So is it as follows?

$L_t-\frac{d}{dt}\left( L(t,y,y')-y' L_{y'}(t,y,y')\right)=L_t(t,y,y')-\frac{d}{dt} L(t,y,y')+\frac{d}{dt}(y' L_{y'}(t,y,y')) \\ =L_t(t,y,y')-L_t(t,y,y')-L_y(t,y,y')y'(t)-L_{y'}(t,y,y')y''+y''L_{y'}(t,y,y')+y' \left( L_{y't}+L_{y'y}y'+L_{y'y'}y'' \right)$Or have I done something wrong? (Thinking)

 

[GJA]

$L_t-\frac{d}{dt}\left( L(t,y,y')-y' L_{y'}(t,y,y')\right)=L_t(t,y,y')-\frac{d}{dt} L(t,y,y')+\frac{d}{dt}(y' L_{y'}(t,y,y')) \\ =L_t(t,y,y')-L_t(t,y,y')-L_y(t,y,y')y'(t)-L_{y'}(t,y,y')y''+y''L_{y'}(t,y,y')+y' \left( L_{y't}+L_{y'y}y'+L_{y'y'}y'' \right)$

Looks good!

 

[evinda]

Looks good!

Do we continue as follows?

$$L_t(t,y,y')-L_t(t,y,y')-L_y(t,y,y')y'(t)-L_{y'}(t,y,y')y''+y''L_{y'}(t,y,y')+y' \left( L_{y't}+L_{y'y}y'+L_{y'y'}y'' \right)=y'(t) (-L_y(t,y,y')+L_{y't}(t,y,y')+y' L_{y'y}+y'' L_{y'y'}) \\ =-y'(t) \left( L_{y}(t,y,y')\right)-\frac{\partial}{\partial{t}}L_{y'}(t,y,y') \frac{dt}{dt}-\frac{\partial}{\partial{y}}L_{y'}(t,y,y') \frac{dy}{dt}-\frac{\partial}{\partial{y'}}L_{y'} \frac{dy'}{dt}\\=-y'(t)(L_{y}(t,y,y')-\frac{d}{dt}L_{y'}(t,y,y')) \overset{\text{ Euler-Lagrange}}{=}0$$

Or have I done something wrong? (Thinking)

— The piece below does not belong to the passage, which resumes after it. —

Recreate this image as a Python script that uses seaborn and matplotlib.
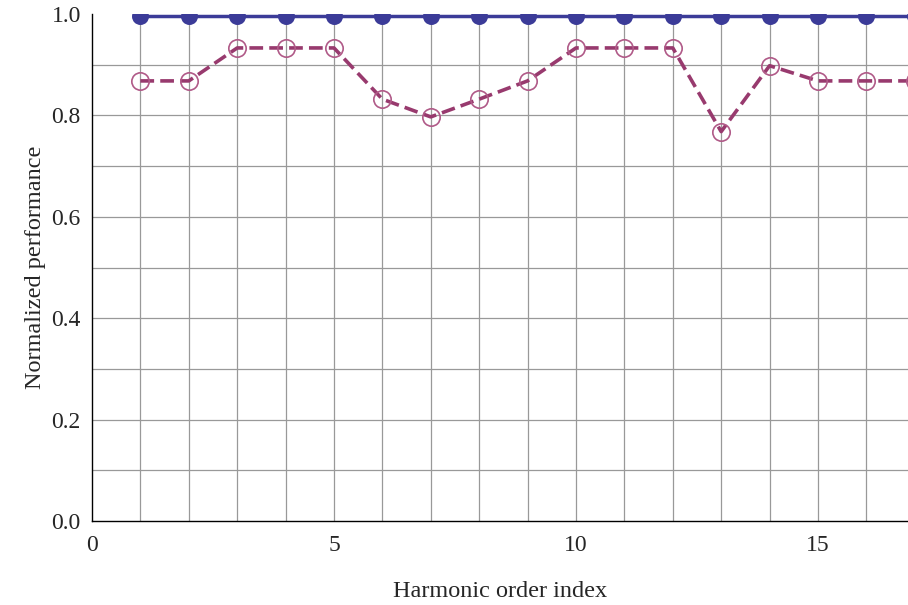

Also, have we shown in that way that the Euler equation of the problem $J(y)= \int L(t,y,y')dt$ can be written in the form $L_t-\frac{d}{dt} (L-y'L_{y'})=0$?
If so could you explain me why it is like that?
Because of the fact that we deduced that $L_t-\frac{d}{dt} (L-y'L_{y'})=0$ using the Euler-Lagrange equation?

 

[GJA]

Do we continue as follows?

$$L_t(t,y,y')-L_t(t,y,y')-L_y(t,y,y')y'(t)-L_{y'}(t,y,y')y''+y''L_{y'}(t,y,y')+y' \left( L_{y't}+L_{y'y}y'+L_{y'y'}y'' \right)=y'(t) (-L_y(t,y,y')+L_{y't}(t,y,y')+y' L_{y'y}+y'' L_{y'y'}) \\ =-y'(t) \left( L_{y}(t,y,y')\right)-\frac{\partial}{\partial{t}}L_{y'}(t,y,y') \frac{dt}{dt}-\frac{\partial}{\partial{y}}L_{y'}(t,y,y') \frac{dy}{dt}-\frac{\partial}{\partial{y'}}L_{y'} \frac{dy'}{dt}\\=-y'(t)(L_{y}(t,y,y')-\frac{d}{dt}L_{y'}(t,y,y')) \overset{\text{ Euler-Lagrange}}{=}0$$

Or have I done something wrong? (Thinking)

You got it! Nicely done :D

Also, have we shown in that way that the Euler equation of the problem $J(y)= \int L(t,y,y')dt$ can be written in the form $L_t-\frac{d}{dt} (L-y'L_{y'})=0$?
If so could you explain me why it is like that?
Because of the fact that we deduced that $L_t-\frac{d}{dt} (L-y'L_{y'})=0$ using the Euler-Lagrange equation?

We have actually shown this, because there are equal signs throughout. If you really want to convince yourself that the two equations are equivalent, you can START with the Euler-Lagrange equation

$L_{y}-\frac{d}{dt}L_{y'}=0$

multiply both sides by $-y'$ then follow the string of equations you wrote in your last post back to the form you want in the problem. Let me know if anything is unclear/not quite right.

 

[evinda]

You got it! Nicely done :D

(Smile)

We have actually shown this, because there are equal signs throughout. If you really want to convince yourself that the two equations are equivalent, you can START with the Euler-Lagrange equation

$L_{y}-\frac{d}{dt}L_{y'}=0$

multiply both sides by $-y'$ then follow the string of equations you wrote in your last post back to the form you want in the problem. Let me know if anything is unclear/not quite right.

So you mean that we could also justify that the Euler-Lagrange equation can be written in the form $L_t-\frac{d}{dt}(L-y' L_{y'})$ as follows, right?$$L_y-\frac{d}{dt}L_{y'}=0 \\ \Leftrightarrow -y' L_y+y' \frac{d}{dt}L_{y'}=0 \\ \Leftrightarrow -y'L_{y}+y'(L_{y't}+L_{y'y} y'+ L_{y'y'} y'')=0 \\ \Leftrightarrow L_t-L_t-y'L_y+y'L_{y't}+(y')^2 L_{y'y}+y' y'' L_{y'y'}=0 \\ \Leftrightarrow L_t-(L_t+y' L_y+y'' L_{y'})+y'' L_{y'}+y' L_{y't}+(y')^2 L_{y'y}+y'y'' L_{y'y'}=0 \\ \Leftrightarrow L_t-\frac{d}{dt}L+\frac{d}{dt} y'L_{y'}=0 \\ \Leftrightarrow L_t-\frac{d}{dt}(L-y'L_{y'})=0$$

Or have I done somethig wrong? (Thinking)

Thinking about it again, couldn't we also do it as previously and just start with the equality $ L_t-\frac{d}{dt}(L-y'L_{y'})=0$ and then use equivalences? (Thinking)